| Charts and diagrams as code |
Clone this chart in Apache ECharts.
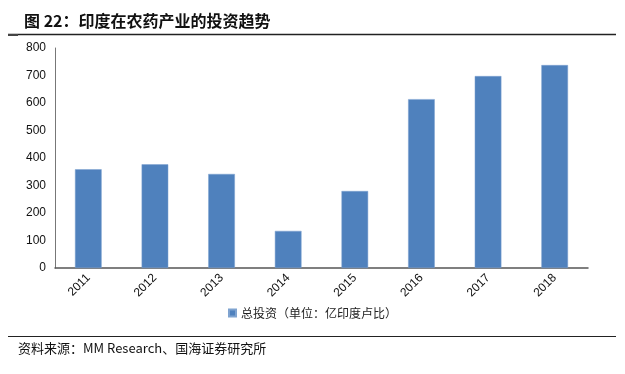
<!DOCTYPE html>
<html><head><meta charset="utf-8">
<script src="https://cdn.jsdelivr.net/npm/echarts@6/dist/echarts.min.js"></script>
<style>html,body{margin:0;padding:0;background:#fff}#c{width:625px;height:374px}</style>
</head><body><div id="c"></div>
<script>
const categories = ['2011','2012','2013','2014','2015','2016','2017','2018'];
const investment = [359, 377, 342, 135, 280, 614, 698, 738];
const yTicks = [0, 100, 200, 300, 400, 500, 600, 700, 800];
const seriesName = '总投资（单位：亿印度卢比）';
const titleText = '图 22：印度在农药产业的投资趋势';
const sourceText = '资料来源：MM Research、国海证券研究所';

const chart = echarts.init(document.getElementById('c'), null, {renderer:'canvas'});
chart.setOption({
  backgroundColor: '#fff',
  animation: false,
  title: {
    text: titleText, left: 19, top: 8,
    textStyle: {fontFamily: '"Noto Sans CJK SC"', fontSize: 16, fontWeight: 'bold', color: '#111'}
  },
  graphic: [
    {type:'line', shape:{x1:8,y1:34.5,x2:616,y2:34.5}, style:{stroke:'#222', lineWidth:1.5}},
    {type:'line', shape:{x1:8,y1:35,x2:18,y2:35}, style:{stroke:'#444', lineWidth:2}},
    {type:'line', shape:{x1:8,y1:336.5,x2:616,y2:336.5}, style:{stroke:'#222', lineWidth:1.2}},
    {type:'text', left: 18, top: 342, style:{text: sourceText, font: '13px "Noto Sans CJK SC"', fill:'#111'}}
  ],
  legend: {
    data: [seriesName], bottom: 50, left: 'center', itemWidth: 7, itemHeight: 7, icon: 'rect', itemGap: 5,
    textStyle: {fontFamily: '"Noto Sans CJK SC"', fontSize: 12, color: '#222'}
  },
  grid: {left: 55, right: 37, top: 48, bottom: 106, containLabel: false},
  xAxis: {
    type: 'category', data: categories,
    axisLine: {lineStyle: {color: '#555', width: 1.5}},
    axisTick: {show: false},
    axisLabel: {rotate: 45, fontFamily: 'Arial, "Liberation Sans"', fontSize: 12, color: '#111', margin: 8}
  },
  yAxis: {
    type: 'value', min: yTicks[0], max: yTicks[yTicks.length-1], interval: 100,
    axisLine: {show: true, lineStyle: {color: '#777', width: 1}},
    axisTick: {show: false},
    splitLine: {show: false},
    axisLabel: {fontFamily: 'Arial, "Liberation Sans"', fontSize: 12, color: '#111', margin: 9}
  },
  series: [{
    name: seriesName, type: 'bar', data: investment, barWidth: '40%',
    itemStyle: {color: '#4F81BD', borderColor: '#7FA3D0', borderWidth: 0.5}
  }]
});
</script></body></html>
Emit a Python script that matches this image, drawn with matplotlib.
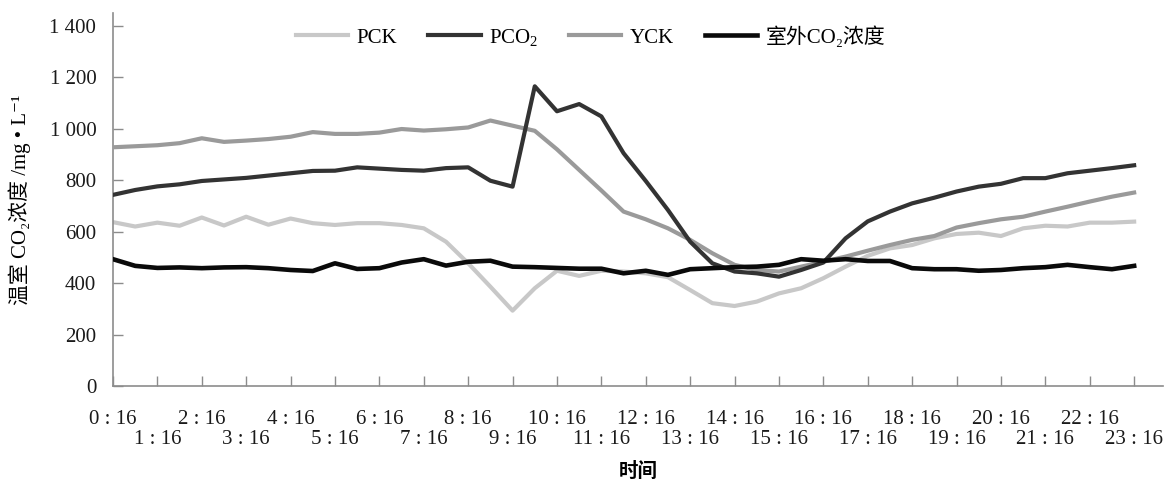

| Do this |
For each line of the entries that includes "script", show that line.

| Final result |
<script src="https://cdn.jsdelivr.net/npm/echarts@6/dist/echarts.min.js"></script>
<script>
</script></body></html>
Emit a Python script that matches this image, drawn with matplotlib.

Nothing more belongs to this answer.